If the child is quiet, be scared.
If the pt. vomits, try to hold the head to the side of the rig with the least difficult cleanable equipment.
There will be problems.
If the patient looks sick, then the patient is sick.
If you absolutely must vomit, than it is probably best to turn your head away from the patient.
It is generally bad to use the words "holy $hit" on scene, in reference to the patients condition.
When responding to a call always remember that your ambulance was built by the lowest bidder
If its stupid, but it works, then it ain't stupid
Always honor a threat
Always know when to get out of dodge
Always know HOW to get out of dodge
Don't go INTO Dodge without the Marshall.
If the pt is going to vomit (especially projectile) be sure to aim towards any bystanders that would NOT clear the scene. (This also works for OIC's)
Always answer a newbie's questions. (you once asked them, too.)
EMT's are taught - "the man with the gun, is the man in charge" (i.e.: the police) WRONG !!!!! Real life (when the fire dept. is on scene) "The man with the NOZZLE (charged hose line) is the man in charge !!" Trust me , it's true. I've been there. that charged hose will send you farther down the block & hurt more before the cop begins to think about shooting you.
If you respond to an MVA after midnight and you don't find a drunk, keep looking - you've missed a patient.
PVC's can be eliminated by sending a strip to the hospital.
The ultimate QA program in EMS is an autopsy.
Pain never killed anyone
"Compassion Kills", don't dive into incidents.
What do you call a medical student who finishes last in their class? Doctor.
Just because someone's EMT or Paramedic original license date is before yours does not mean they know what they are doing.
Most of your patients are healthier than you are.

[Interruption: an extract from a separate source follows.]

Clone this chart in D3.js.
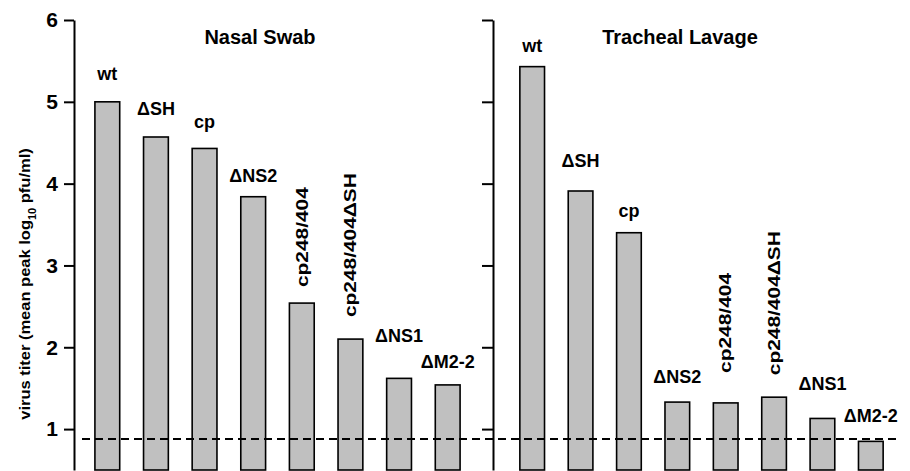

Being in emergency services means you get to celebrate your holidays with all your friends, while on-duty.
Being an EMT means you get to expose yourself to rare, exotic and exciting new diseases.
Common sense isn't VERY COMMON
EMS goes against the process of natural selection.

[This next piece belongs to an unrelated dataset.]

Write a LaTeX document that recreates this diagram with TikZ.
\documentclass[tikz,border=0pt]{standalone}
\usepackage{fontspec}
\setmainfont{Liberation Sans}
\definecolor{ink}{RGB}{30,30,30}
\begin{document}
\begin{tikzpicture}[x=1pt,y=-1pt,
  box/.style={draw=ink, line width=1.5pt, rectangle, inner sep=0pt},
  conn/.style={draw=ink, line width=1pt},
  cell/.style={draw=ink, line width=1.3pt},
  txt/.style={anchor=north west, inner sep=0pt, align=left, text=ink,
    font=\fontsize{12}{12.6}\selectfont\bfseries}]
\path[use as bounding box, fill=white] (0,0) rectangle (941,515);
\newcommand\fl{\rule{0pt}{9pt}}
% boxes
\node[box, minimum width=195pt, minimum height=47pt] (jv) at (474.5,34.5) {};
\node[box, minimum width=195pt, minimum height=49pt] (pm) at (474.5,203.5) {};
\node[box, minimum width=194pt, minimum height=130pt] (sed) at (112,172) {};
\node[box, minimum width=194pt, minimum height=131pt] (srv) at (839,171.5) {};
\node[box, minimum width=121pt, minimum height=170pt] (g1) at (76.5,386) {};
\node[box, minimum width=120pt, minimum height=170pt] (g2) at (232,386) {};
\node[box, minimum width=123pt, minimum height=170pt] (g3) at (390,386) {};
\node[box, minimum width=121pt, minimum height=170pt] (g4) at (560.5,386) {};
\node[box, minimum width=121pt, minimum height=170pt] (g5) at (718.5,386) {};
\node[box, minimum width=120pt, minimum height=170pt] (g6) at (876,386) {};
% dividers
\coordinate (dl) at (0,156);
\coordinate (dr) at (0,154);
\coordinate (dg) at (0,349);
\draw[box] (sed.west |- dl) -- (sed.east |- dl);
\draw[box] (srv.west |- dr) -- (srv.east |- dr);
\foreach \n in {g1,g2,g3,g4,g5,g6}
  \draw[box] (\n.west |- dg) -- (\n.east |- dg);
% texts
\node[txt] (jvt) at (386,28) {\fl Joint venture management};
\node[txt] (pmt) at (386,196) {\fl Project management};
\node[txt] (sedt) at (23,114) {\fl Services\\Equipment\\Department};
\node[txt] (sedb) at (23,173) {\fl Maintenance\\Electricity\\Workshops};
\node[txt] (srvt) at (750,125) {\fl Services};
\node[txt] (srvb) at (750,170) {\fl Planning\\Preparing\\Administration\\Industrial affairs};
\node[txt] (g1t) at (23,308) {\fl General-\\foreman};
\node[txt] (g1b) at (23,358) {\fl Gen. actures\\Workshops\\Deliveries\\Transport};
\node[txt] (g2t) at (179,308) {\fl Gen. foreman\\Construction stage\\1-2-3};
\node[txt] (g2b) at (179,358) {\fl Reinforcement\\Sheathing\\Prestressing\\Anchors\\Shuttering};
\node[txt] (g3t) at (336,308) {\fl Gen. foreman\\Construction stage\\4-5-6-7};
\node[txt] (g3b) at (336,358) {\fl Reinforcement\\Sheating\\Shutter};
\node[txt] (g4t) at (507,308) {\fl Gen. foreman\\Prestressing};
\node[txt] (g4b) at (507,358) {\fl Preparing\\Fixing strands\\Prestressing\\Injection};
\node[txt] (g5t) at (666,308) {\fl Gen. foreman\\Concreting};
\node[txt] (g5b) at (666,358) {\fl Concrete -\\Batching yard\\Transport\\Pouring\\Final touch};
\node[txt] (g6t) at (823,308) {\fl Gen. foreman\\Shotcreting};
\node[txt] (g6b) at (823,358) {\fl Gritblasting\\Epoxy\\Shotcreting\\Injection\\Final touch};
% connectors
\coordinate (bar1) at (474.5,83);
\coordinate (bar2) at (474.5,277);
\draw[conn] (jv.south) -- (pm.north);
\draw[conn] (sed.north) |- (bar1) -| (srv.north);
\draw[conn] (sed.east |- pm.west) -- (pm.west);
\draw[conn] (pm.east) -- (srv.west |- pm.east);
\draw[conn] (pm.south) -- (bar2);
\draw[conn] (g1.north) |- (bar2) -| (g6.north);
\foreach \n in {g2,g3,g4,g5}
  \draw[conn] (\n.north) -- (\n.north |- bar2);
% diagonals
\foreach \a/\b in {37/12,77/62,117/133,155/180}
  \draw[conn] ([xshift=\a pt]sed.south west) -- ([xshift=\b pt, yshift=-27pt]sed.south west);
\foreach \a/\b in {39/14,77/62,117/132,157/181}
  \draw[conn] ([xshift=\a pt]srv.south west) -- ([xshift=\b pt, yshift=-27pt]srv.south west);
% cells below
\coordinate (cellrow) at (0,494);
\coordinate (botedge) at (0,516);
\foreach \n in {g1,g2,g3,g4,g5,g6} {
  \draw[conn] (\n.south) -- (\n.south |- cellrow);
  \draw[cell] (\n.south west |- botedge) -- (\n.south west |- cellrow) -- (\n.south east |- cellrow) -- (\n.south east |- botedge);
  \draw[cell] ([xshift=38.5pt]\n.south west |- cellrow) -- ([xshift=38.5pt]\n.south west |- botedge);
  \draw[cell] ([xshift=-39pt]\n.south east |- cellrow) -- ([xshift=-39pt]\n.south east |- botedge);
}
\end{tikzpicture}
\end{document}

Just because you're paranoid doesn't mean your supervisor's not around the corner.
You can't cure stupid.
Dead is dead, leave it at that.
The pain will go away when it stops hurting.
You should always stop CPR after the second ouch!, from the PT.
If your patient is violent you can always use O2 therapy (an O2 bottle across the head usually calms them down).
You've never been as sick as just before you stop breathing.
If someone is pointing a gun at you, 2 things
1. you should have waited for PD,
2. you wish you just hadn't made that wise ass comment.
When in doubt let your partner handle it
If the patient only moans when you listen to lung sounds .... They aren't as sick as they want to be.
EMS providers know how to say "got shoes" in 7 different languages.
Never go past the first dead cop.
IF you ever go to a call and find the cops laughing on the front lawn...worry!